Ongoing monitoring for sulphur, what causes the stench from the mill, show levels exceed provincial regulations about 15 per cent of the time.
On Wednesday, Nova Scotia Environment Minister Randy Delorey said there is no question the mill is malfunctioning, but he has no intention of forcing it to shut down despite public complaints about the emissions coming from the mill.
In a statement released Thursday regarding the Northern Pulp Mill emissions, the MP for the area, Justice Minister Peter MacKay, said he trusts the decision by Nova Scotia Minister of Environment Randy Delorey to not force the mill to shut down.

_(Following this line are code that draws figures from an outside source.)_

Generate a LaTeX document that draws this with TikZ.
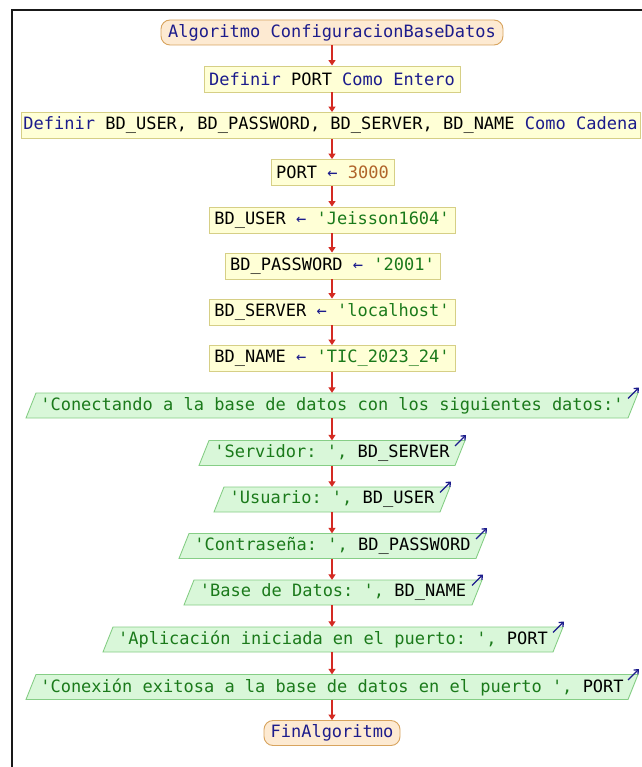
\documentclass[tikz,border=0pt]{standalone}
\usepackage{fontspec}
\setmonofont{DejaVu Sans Mono}
\usetikzlibrary{arrows.meta}

\definecolor{kwblue}{HTML}{1C1C8C}
\definecolor{strgreen}{HTML}{1B7A1B}
\definecolor{numbrown}{HTML}{B0642A}
\definecolor{flowred}{HTML}{D42A22}
\definecolor{procfill}{HTML}{FFFFD6}
\definecolor{procline}{HTML}{D6CF86}
\definecolor{iofill}{HTML}{D9F7D9}
\definecolor{ioline}{HTML}{86CE86}
\definecolor{termfill}{HTML}{FDEAD2}
\definecolor{termline}{HTML}{D8A45E}

\newcommand\kwd[1]{\textcolor{kwblue}{#1}}
\newcommand\strg[1]{\textcolor{strgreen}{#1}}
\newcommand\numb[1]{\textcolor{numbrown}{#1}}
\newcommand\asg{\kwd{←}}

% output block: name, centre x, centre y, half width, content
\newcommand\salida[5]{%
  \draw[ioshape] ({#2-#4-5},{#3+12.5}) -- ({#2+#4-5},{#3+12.5})
    -- ({#2+#4+5},{#3-12.5}) -- ({#2-#4+5},{#3-12.5}) -- cycle;
  \node[iotext, minimum width={2*#4}] (#1) at (#2,#3) {#5};
  \draw[outmark] ({#2+#4-5},{#3-7}) -- ++(11,-11);
}

\begin{document}
\begin{tikzpicture}[x=1pt,y=-1pt,
  every node/.style={font=\ttfamily\fontsize{17}{20}\selectfont, inner sep=0pt},
  proc/.style={draw=procline, fill=procfill, line width=0.9pt, minimum height=26pt},
  term/.style={draw=termline, fill=termfill, line width=0.9pt, minimum height=25pt,
               rounded corners=9pt, text=kwblue},
  ioshape/.style={draw=ioline, fill=iofill, line width=0.9pt},
  iotext/.style={minimum height=25pt, text=strgreen},
  outmark/.style={draw=kwblue, line width=1.3pt, -{Straight Barb[length=3.5pt,width=6pt]}},
  flow/.style={draw=flowred, line width=1.3pt, -{Triangle[length=5.5pt,width=7pt]}}]

\useasboundingbox (0,0) rectangle (641,767);
\fill[white] (0,0) rectangle (641,767);

% frame of the diagram area
\draw[line width=2pt, black!90] (12,768) -- (12,10) -- (642,10);

% vertical axis of the flow
\coordinate (eje) at (332,0);

% terminal and process blocks
\node[term, minimum width=342pt] (ini) at (332,32.5) {Algoritmo ConfiguracionBaseDatos};
\node[proc, minimum width=256pt] (d1) at (332,79) {\kwd{Definir} PORT \kwd{Como Entero}};
\node[proc, minimum width=619pt] (d2) at (330.5,125.5)
  {\kwd{Definir} BD\_USER, BD\_PASSWORD, BD\_SERVER, BD\_NAME \kwd{Como Cadena}};
\node[proc, minimum width=123pt] (a1) at (332.5,172.5) {PORT \asg{} \numb{3000}};
\node[proc, minimum width=246pt] (a2) at (332,220) {BD\_USER \asg{} \strg{'Jeisson1604'}};
\node[proc, minimum width=215pt] (a3) at (332.5,266) {BD\_PASSWORD \asg{} \strg{'2001'}};
\node[proc, minimum width=246pt] (a4) at (332,312) {BD\_SERVER \asg{} \strg{'localhost'}};
\node[proc, minimum width=246pt] (a5) at (332,358.5) {BD\_NAME \asg{} \strg{'TIC\_2023\_24'}};

% output blocks
\salida{e1}{332}{405.5}{301}{'Conectando a la base de datos con los siguientes datos:'}
\salida{e2}{332}{453}{128}{'Servidor: ', \textcolor{black}{BD\_SERVER}}
\salida{e3}{332}{499.5}{113}{'Usuario: ', \textcolor{black}{BD\_USER}}
\salida{e4}{332.5}{546}{148.5}{'Contraseña: ', \textcolor{black}{BD\_PASSWORD}}
\salida{e5}{333}{592.5}{144}{'Base de Datos: ', \textcolor{black}{BD\_NAME}}
\salida{e6}{333}{639.5}{225}{'Aplicación iniciada en el puerto: ', \textcolor{black}{PORT}}
\salida{e7}{332}{687}{301}{'Conexión exitosa a la base de datos en el puerto ', \textcolor{black}{PORT}}

\node[term, minimum width=136pt] (fin) at (332,733) {FinAlgoritmo};

% control flow, all along the same vertical axis
\foreach \src/\dst in {ini/d1, d1/d2, d2/a1, a1/a2, a2/a3, a3/a4, a4/a5, a5/e1,
                       e1/e2, e2/e3, e3/e4, e4/e5, e5/e6, e6/e7, e7/fin}
  \draw[flow] (\src.south -| eje) -- (\dst.north -| eje);
\end{tikzpicture}
\end{document}
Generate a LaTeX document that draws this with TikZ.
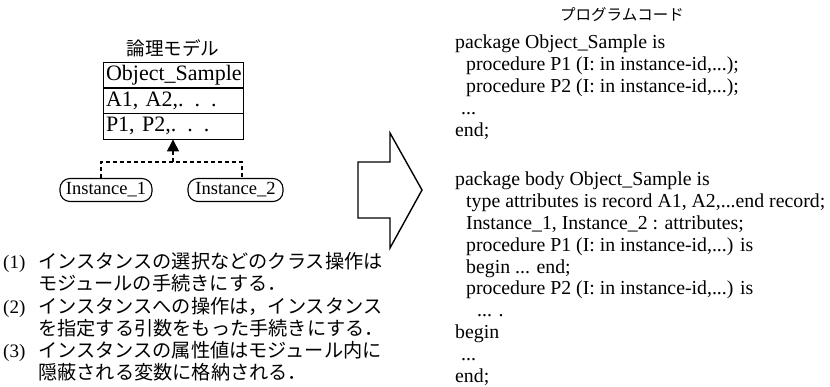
\documentclass[tikz,border=0pt]{standalone}
\usepackage{fontspec}
\setmainfont{Liberation Serif}
\newfontfamily\cjk{Noto Sans CJK JP}
\usetikzlibrary{arrows.meta}
\begin{document}
\begin{tikzpicture}[x=1pt,y=-1pt,
  codeline/.style={anchor=base west, inner sep=0pt, font=\fontsize{19.8}{22}\selectfont},
  jpline/.style={anchor=base west, inner sep=0pt, font=\cjk\fontsize{19.2}{22}\selectfont},
  numline/.style={anchor=base west, inner sep=0pt, font=\fontsize{19}{22}\selectfont},
  clsrow/.style={draw, line width=0.9pt, minimum height=26pt, text width=134pt, inner xsep=3pt, inner ysep=0pt, align=left, font=\fontsize{22}{24}\selectfont},
  inst/.style={draw, line width=1.1pt, rounded corners=10pt, minimum height=23pt, inner sep=0pt, font=\fontsize{18.5}{20}\selectfont},
  dsh/.style={dashed, dash pattern=on 4pt off 3pt, line width=1.3pt},
  bigarrow/.style={draw, line width=1.4pt, line join=miter}
]
\useasboundingbox (0,0) rectangle (830,387);

% left: logical model
\node[font=\cjk\fontsize{18.6}{20}\selectfont] (ltitle) at (173,48) {論理モデル};
\node[clsrow] (cls) at (173,75) {Object\_Sample};
\node[clsrow] (attr) at (173,100.5) {A1, A2,. . .};
\node[clsrow] (ops) at (173,126) {P1, P2,. . .};

\node[inst, minimum width=92pt] (i1) at (106,190) {Instance\_1};
\node[inst, minimum width=95pt] (i2) at (235.5,190) {Instance\_2};

\coordinate (hl) at (101,162);
\coordinate (hr) at (242,162);
\coordinate (hm) at (173,162);
\draw[dsh] (i1.north -| hl) -- (hl) -- (hr) -- (i2.north -| hr);
\draw[dsh, -{Triangle[width=12pt,length=12pt]}] (hm) -- (ops.south);

% list
\node[numline] (n1) at (3,269) {(1)};
\node[jpline] (l1) at (38,269) {インスタンスの選択などのクラス操作は};
\node[jpline] (l2) at (38,291) {モジュールの手続きにする．};
\node[numline] (n2) at (3,313) {(2)};
\node[jpline] (l3) at (38,313) {インスタンスへの操作は，インスタンス};
\node[jpline] (l4) at (38,335) {を指定する引数をもった手続きにする．};
\node[numline] (n3) at (3,357) {(3)};
\node[jpline] (l5) at (38,357) {インスタンスの属性値はモジュール内に};
\node[jpline] (l6) at (38,379) {隠蔽される変数に格納される．};

% big arrow
\draw[bigarrow] (358,162) -- (390,162) -- (390,133) -- (422,190) -- (390,248) -- (390,218) -- (358,218) -- cycle;

% right: program code
\node[font=\cjk\fontsize{15.5}{18}\selectfont] (rtitle) at (622,15) {プログラムコード};
\node[codeline] (c1) at (455,49) {package Object\_Sample is};
\node[codeline] (c2) at (466,71) {procedure P1 (I: in instance-id,...);};
\node[codeline] (c3) at (466,93) {procedure P2 (I: in instance-id,...);};
\node[codeline] (c4) at (461,115) {...};
\node[codeline] (c5) at (455,137) {end;};
\node[codeline] (c7) at (455,186) {package body Object\_Sample is};
\node[codeline] (c8) at (466,207.8) {type attributes is record A1, A2,...end record;};
\node[codeline] (c9) at (466,229.6) {Instance\_1, Instance\_2 : attributes;};
\node[codeline] (c10) at (466,251.4) {procedure P1 (I: in instance-id,...) is};
\node[codeline] (c11) at (466,273.2) {begin ... end;};
\node[codeline] (c12) at (466,295) {procedure P2 (I: in instance-id,...) is};
\node[codeline] (c13) at (477,316.8) {... .};
\node[codeline] (c14) at (455,338.6) {begin};
\node[codeline] (c15) at (461,360.4) {...};
\node[codeline] (c16) at (455,382.2) {end;};
\end{tikzpicture}
\end{document}
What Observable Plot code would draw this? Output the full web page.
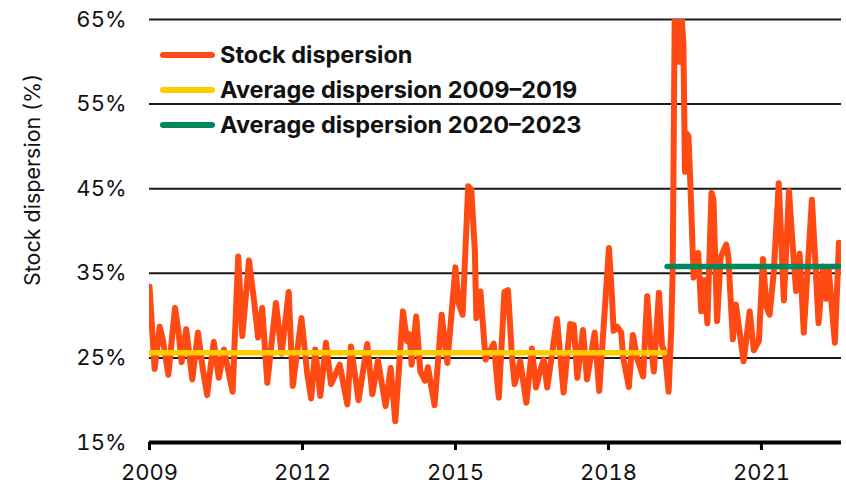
<!DOCTYPE html>
<html><head><meta charset="utf-8">
<script src="https://cdn.jsdelivr.net/npm/d3@7"></script>
<script src="https://cdn.jsdelivr.net/npm/@observablehq/plot@0.6"></script>
<style>
html,body{margin:0;padding:0;background:#fff;}
#wrap{position:relative;width:846px;height:485px;font-family:Inter,"Noto Sans",sans-serif;}
#legend{position:absolute;left:160px;top:37.5px;}
.row{display:flex;align-items:center;height:35px;}
.sw{width:55px;height:5.5px;border-radius:3px;margin-right:5px;flex:none;}
.lab{font-weight:700;font-size:23.5px;color:#111;white-space:nowrap;line-height:1;}
</style></head><body><div id="wrap"><div id="legend"></div></div>
<script>
// decimal year of each reading
const years = [2009.00,2009.10,2009.20,2009.26,2009.37,2009.50,2009.57,2009.63,2009.72,2009.84,2009.95,2010.05,2010.13,2010.26,2010.36,2010.46,2010.63,2010.74,2010.82,2010.95,2011.05,2011.13,2011.21,2011.31,2011.48,2011.59,2011.73,2011.81,2011.98,2012.09,2012.17,2012.25,2012.35,2012.46,2012.56,2012.73,2012.88,2012.95,2013.10,2013.27,2013.37,2013.48,2013.63,2013.73,2013.82,2013.97,2014.05,2014.10,2014.14,2014.23,2014.31,2014.40,2014.46,2014.59,2014.73,2014.84,2014.90,2015.00,2015.06,2015.14,2015.25,2015.31,2015.38,2015.41,2015.49,2015.59,2015.75,2015.85,2015.96,2016.03,2016.11,2016.16,2016.27,2016.39,2016.50,2016.58,2016.66,2016.73,2016.80,2016.99,2017.12,2017.25,2017.32,2017.39,2017.50,2017.58,2017.73,2017.82,2018.01,2018.07,2018.10,2018.17,2018.25,2018.29,2018.40,2018.48,2018.56,2018.68,2018.76,2018.82,2018.89,2018.99,2019.05,2019.11,2019.18,2019.23,2019.26,2019.30,2019.35,2019.39,2019.43,2019.47,2019.50,2019.54,2019.57,2019.61,2019.67,2019.76,2019.82,2019.88,2019.94,2020.02,2020.06,2020.13,2020.20,2020.31,2020.35,2020.44,2020.50,2020.65,2020.77,2020.85,2020.95,2021.03,2021.10,2021.16,2021.24,2021.34,2021.44,2021.54,2021.63,2021.68,2021.75,2021.83,2021.99,2022.06,2022.12,2022.21,2022.27,2022.32,2022.44,2022.52,2022.57];
// stock dispersion, %
const dispersion = [33.4,23.7,28.7,27.2,23.0,30.9,28.0,24.5,28.4,22.45,28.0,23.5,20.6,26.9,22.65,26.0,21.0,37.0,27.6,36.5,31.8,27.4,30.9,22.05,31.5,25.5,32.8,21.7,29.7,23.3,20.2,26.0,20.5,26.8,21.9,24.2,19.5,26.35,20.0,26.65,20.7,24.7,19.3,23.8,17.5,30.5,27.0,27.8,24.2,29.9,23.4,22.3,23.9,19.4,30.1,24.4,28.6,35.7,31.5,30.1,45.3,44.9,37.7,29.7,32.85,24.8,26.7,20.3,32.8,33.0,25.0,21.9,24.6,19.7,26.1,21.5,23.5,24.8,21.5,29.6,20.9,29.0,28.9,22.65,28.3,22.45,28.0,21.1,38.0,32.2,28.2,28.7,28.0,25.0,21.55,27.7,25.0,22.8,32.3,27.1,23.4,32.7,26.5,25.5,21.0,28.2,35.3,66,66,60,66,62,47,51.5,51.2,45,34.5,37.4,30.5,34.2,29.1,44.5,43.7,29.35,36.9,38.4,37,27.2,31.3,24.6,30.5,25.9,27.0,36.7,31,30.1,35,45.65,31.8,44.7,36.9,32.9,37.3,28.0,43.7,36,29.1,35.8,32,35.4,26.8,38.6,37.7];

const seriesNames = ["Stock dispersion","Average dispersion 2009\u20132019","Average dispersion 2020\u20132023"];
const seriesColors = ["#FF4A14","#FFCC00","#00875A"];
const avgStart = [2009, 2019.16];
const avgEnd = [2019.11, 2022.57];
const avgValue = [25.6, 35.8];

const xTicks = [2009, 2012, 2015, 2018, 2021];
const yTicks = [15, 25, 35, 45, 55, 65];
const yLabel = "Stock dispersion (%)";

const data = years.map((t, i) => ({t, v: dispersion[i]}));
const avgs = avgValue.map((v, i) => ({start: avgStart[i], end: avgEnd[i], v, c: seriesColors[i + 1]}));

const chart = Plot.plot({
  width: 846, height: 485,
  marginLeft: 149, marginRight: 5, marginTop: 19, marginBottom: 43,
  style: {fontFamily: "Inter, 'Noto Sans', sans-serif", fontSize: "22px", color: "#111", background: "#fff"},
  x: {type: "linear", domain: [2009, 2022.57]},
  y: {domain: [15, 65]},
  marks: [
    Plot.ruleY(yTicks.slice(1), {stroke: "#1a1a1a", strokeWidth: 2}),
    Plot.ruleY([15], {stroke: "#000", strokeWidth: 4}),
    Plot.axisY({ticks: yTicks, tickFormat: d => d + "%", tickSize: 0, tickPadding: 23, fontSize: 22, label: null}),
    Plot.axisX({ticks: xTicks, tickFormat: d => String(d), tickSize: 8, tickPadding: 14, strokeWidth: 3, stroke: "#000", fontSize: 22, label: null}),
    Plot.text([yLabel], {frameAnchor: "left", text: d => d, rotate: -90, dx: -116, dy: -51, fontSize: 21.5, textAnchor: "middle", fill: "#111"}),
    Plot.line(data, {x: "t", y: "v", stroke: seriesColors[0], strokeWidth: 6, strokeLinejoin: "round", strokeLinecap: "round", clip: "frame"}),
    Plot.ruleY(avgs, {y: "v", x1: "start", x2: "end", stroke: "c", strokeWidth: 5.5, strokeLinecap: "round", clip: "frame"})
  ]
});
const wrap = document.getElementById("wrap");
wrap.insertBefore(chart, wrap.firstChild);

const legend = document.getElementById("legend");
seriesNames.forEach((n, i) => {
  const row = document.createElement("div"); row.className = "row";
  const sw = document.createElement("div"); sw.className = "sw"; sw.style.background = seriesColors[i];
  const lab = document.createElement("div"); lab.className = "lab"; lab.textContent = n;
  row.appendChild(sw); row.appendChild(lab); legend.appendChild(row);
});
</script>
</body></html>
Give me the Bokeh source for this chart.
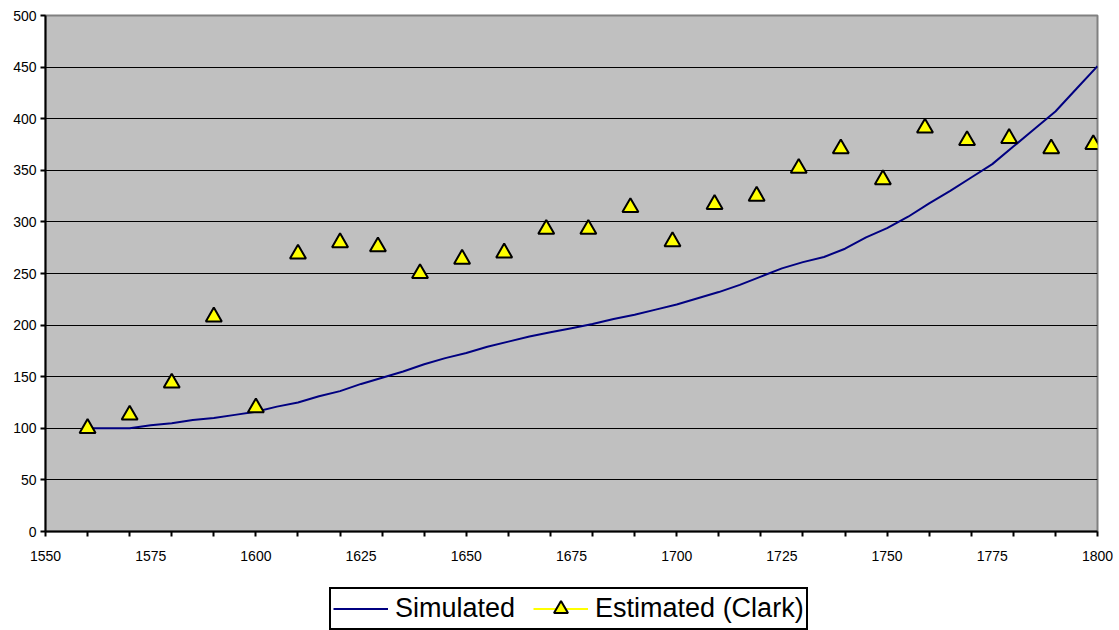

Particulate levels that create smog get tested twice a year by the province.
The latest test, completed in November, shows levels 78 per cent above what's allowed.
The levels have not been tested since.
Regional engineer Kathleen Johnson monitors Northern Pulp and all industry in northern Nova Scotia for the environment department.
'When the effluent pipe broke and because the mill shutdown they had to stop testing'-Kathleen Johnson, N.S. Environment Dept. engineer
“They were set up to test again. When the effluent pipe broke and because the mill shut down they had to stop testing,” she said.
Johnson said the air quality will be tested Aug. 18.
She said it “absolutely could be possible” that the air is worse now than before.
David MacKenzie, a spokesman for Northern Pulp, said the smell and particulate are caused by emissions that are getting through an old precipitator, which is a filtration device. He said the company is having logistical issues bringing in a new one.
They hope to have a new precipitator installed by May 2015.
Recent toxins leak at Boat Harbour
On June 11, the mill leaked man-made toxins into the wetland at Indian Cross Point in Boat Harbour, sparking a First Nation’s protest and a promise from the province to clean it up.
Tests taken the day after the leak revealed new contamination.
The marsh area near the spill site had twice the allowable limit of biochemical oxygen demand, meaning there is less oxygen available to break down organic material in the water, indicating a higher level of contamination.
The Federal Pulp and Paper Effluent Regulations require that toxic chemicals be non-detectable. However, toxic dioxins and furans regulated by Environment Canada were also detected at the wetland and in smaller amounts at the other two test sites, one near Melmerby beach.
The toxins could have long-term health impacts on people.
'We don’t believe that incident is continuing to negatively impact the environment'- Kathleen Johnson, N.S. Environment Dept. engineer
“We don’t believe that incident is continuing to negatively impact the environment,” said Johnson. “Those particular test results are currently under investigation.”
The environment department could decide to retest the affected areas.
Johnson said the reason it hasn’t shut down the mill for non-compliance is because it's in the process of installing a pollution control system for May 2015.
The health department says the poor air quality poses no immediate danger.